Optometrist Career

Choosing an optometrist career can mean making a huge difference in people’s lives. Being able to see clearly is a major quality-of-life issue. When people suffer from blurry or otherwise diminished vision, they lose a significant part of the pleasure of interacting with family, friends, and beloved pets. At work, this can lead to a failure to complete assigned routine tasks and projects on time, as well as unnecessary sloppiness or inaccuracy, and could even endanger both the affected employees and their co-workers in certain work environments. The job of the doctor of optometry, or optometrist, is to prevent any and all of these from occurring and to correct already existing visual problems. How does an optometrist accomplish this? While you have probably visited one at least once in your life, it’s doubtful that you could give a detailed answer to the question. In this article, we’ll present an overview of an optometrist career.

Optometrists are highly trained medical specialists, most of whom are private practitioners. They check peoples’ eyes to assess their health and ability to focus, diagnose problems like nearsightedness, test depth and color perception, prescribe glasses or contact lenses, and at times provide treatments like vision therapy. Testing for glaucoma and other conditions brought on by diseases like diabetes, referring patients to other types of doctors when necessary, delivering pre-operative and post-operative care to cataract patients and those who have undergone laser surgery are also things an optometrist does in the normal course of his or her work.

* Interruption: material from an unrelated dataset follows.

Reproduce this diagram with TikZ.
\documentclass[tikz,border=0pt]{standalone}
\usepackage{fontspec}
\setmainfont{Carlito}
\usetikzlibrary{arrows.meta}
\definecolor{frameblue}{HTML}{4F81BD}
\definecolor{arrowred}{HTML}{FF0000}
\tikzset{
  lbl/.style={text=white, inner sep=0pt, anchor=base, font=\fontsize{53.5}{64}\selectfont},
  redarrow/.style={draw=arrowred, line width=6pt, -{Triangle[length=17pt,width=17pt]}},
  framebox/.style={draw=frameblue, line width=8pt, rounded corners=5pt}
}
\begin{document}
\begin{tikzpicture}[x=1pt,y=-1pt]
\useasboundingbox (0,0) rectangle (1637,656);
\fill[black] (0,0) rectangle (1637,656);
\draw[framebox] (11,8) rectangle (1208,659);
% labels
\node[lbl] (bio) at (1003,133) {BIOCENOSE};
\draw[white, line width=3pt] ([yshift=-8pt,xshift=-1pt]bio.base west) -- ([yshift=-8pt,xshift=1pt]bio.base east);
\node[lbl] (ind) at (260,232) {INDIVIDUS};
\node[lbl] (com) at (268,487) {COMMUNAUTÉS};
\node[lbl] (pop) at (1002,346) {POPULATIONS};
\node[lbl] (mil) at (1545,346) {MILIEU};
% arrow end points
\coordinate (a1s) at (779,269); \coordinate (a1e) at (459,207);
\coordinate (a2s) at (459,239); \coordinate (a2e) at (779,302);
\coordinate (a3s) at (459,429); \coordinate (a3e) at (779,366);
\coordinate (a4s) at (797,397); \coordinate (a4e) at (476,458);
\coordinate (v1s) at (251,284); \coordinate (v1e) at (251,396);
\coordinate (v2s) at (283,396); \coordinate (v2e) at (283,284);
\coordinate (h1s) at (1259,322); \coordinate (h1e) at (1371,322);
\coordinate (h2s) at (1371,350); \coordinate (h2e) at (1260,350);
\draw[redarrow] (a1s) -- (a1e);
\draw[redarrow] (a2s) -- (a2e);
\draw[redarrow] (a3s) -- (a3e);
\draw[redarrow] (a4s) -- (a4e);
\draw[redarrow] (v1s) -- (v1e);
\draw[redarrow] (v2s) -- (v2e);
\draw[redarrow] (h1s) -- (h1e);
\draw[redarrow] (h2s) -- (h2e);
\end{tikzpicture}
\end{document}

Also, like doctors in other fields, optometrists promote habits such as healthy eating and proper hygiene that effectively help prevent disease. Many optometrists work as primary-care providers, though some find that specializing in a particular field, such as geriatrics or treating children, is more suited to their natural talents and interests. This makes it possible for a number of individual doctors to combine their talents by opening a group practice wherein each member focuses on his or her specialty. For those in private practice, the business end of running an office, attracting patients and employee talent, and ordering equipment are factors that also come into play. This can hold true to some extent for those operating franchises as well, which is an increasingly common path in an optometrist career.

To receive a Doctor of Optometry degree, completion of a four-year program is required, and a minimum of three years of pre-optometric study in college or university is a prerequisite. All states mandate licensing of optometrists. After college, which should include courses in math, chemistry, biology, and other subjects that provide a good grounding in science, those who aspire to become an optometrist will also need to outperform many of their peers in order to gain admission to a school of optometry. According to Bureau of Labor statistics, only about one of every three applicants is accepted. If fortunate enough to make the cut, an applicant will then take the Optometry Admissions Test (OAT), which is a four-part test comprising a natural sciences survey, reading comprehension, physics, and quantitative reasoning. Licensing requirements are similar from state to state, but in all states, licenses must be renewed every one to three years, with continuing education credits also being essential to the process.

The employment outlook for an optometrist career is good due to population growth and an increasing number of baby -boomers entering their golden years and developing age-related vision problems. As doctors, optometrists are well compensated, with annual salaries that can surpass $100,000. Salaries should continue to increase as the demand for optometrists surpasses the supply of new optometry graduates in the next several years.